Configuration Template

Robust Reflection Cache Helper:

public static class ReflectionCache
{
    private static readonly ConcurrentDictionary<(Type Type, string Name, Type ReturnType), Delegate> PropertyCache = new();

    public static Func<TTarget, TResult> GetPropertyGetter<TTarget, TResult>(string propertyName)
    {
        var key = (typeof(TTarget), propertyName, typeof(TResult));
        
        return (Func<TTarget, TResult>)PropertyCache.GetOrAdd(key, k =>
        {
            var property = k.Type.GetProperty(k.Name, 
                BindingFlags.Public | BindingFlags.Instance | BindingFlags.IgnoreCase);
            
            if (property is null)
                throw new KeyNotFoundException($"Property '{k.Name}' not found on {k.Type}.");
            
            if (property.PropertyType != k.ReturnType)
                throw new InvalidOperationException(
                    $"Type mismatch for '{k.Name}': expected {k.ReturnType}, found {property.PropertyType}.");

            return Delegate.CreateDelegate(
                typeof(Func<TTarget, TResult>), 
                property.GetGetMethod());
        });
    }
}

Quick Start Guide

1. Install Tools: Add BenchmarkDotNet to your test project.
2. Identify Hot Path: Locate loops or methods calling PropertyInfo.GetValue, MethodInfo.Invoke, or Type.GetProperties.
3. Refactor: Replace calls with ReflectionCache.GetPropertyGetter<T, R>("Prop") and invoke the delegate.
4. Validate: Run benchmarks comparing naive vs. cached approaches.
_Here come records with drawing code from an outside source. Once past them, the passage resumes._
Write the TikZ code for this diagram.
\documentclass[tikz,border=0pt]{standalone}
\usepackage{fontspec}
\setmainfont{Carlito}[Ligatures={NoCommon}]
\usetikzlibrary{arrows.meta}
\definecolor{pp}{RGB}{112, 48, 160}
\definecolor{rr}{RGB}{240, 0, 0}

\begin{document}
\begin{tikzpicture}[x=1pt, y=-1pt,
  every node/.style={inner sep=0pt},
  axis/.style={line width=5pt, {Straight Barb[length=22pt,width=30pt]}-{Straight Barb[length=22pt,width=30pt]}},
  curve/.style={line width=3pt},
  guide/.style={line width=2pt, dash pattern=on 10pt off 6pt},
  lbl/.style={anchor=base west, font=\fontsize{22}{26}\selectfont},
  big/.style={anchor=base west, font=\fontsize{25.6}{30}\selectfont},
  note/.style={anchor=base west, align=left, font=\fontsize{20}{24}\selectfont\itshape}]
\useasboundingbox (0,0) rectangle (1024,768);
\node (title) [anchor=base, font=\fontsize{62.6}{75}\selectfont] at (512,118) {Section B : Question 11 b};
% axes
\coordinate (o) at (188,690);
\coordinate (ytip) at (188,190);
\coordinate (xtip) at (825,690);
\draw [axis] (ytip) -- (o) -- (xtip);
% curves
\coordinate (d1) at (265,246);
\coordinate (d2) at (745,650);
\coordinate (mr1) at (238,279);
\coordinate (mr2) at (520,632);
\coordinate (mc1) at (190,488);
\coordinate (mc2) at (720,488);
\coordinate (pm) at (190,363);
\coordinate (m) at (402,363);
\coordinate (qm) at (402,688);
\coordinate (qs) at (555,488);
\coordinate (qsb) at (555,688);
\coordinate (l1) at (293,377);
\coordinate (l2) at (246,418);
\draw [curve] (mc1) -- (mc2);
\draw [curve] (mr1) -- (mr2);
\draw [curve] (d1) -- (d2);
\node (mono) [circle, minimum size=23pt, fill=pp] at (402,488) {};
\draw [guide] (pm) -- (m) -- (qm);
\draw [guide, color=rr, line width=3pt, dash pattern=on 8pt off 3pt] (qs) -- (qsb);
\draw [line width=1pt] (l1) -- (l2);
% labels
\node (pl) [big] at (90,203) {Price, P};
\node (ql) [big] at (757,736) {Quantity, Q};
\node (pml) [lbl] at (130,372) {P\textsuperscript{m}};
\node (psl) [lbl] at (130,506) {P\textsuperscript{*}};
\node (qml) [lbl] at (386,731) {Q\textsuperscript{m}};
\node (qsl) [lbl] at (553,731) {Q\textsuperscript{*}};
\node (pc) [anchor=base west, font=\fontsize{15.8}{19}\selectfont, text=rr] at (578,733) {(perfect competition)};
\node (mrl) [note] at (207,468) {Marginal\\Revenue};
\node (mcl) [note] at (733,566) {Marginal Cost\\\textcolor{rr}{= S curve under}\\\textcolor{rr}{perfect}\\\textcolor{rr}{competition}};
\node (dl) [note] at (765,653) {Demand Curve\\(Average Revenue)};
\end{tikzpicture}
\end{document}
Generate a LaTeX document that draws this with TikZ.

Confirm latency reduction and allocation elimination.
5. Deploy: For static contracts, introduce a source generator to eliminate runtime reflection entirely.

Conclusion

Reflection optimization in C# is not about avoiding reflection but about managing its cost. By caching delegates, eliminating boxing, and adopting source generators, you can achieve performance parity with direct calls while retaining metaprogramming capabilities. Prioritize source generation for static scenarios and delegate caching for dynamic ones. Always validate with profiling and ensure compatibility with modern deployment models like AOT.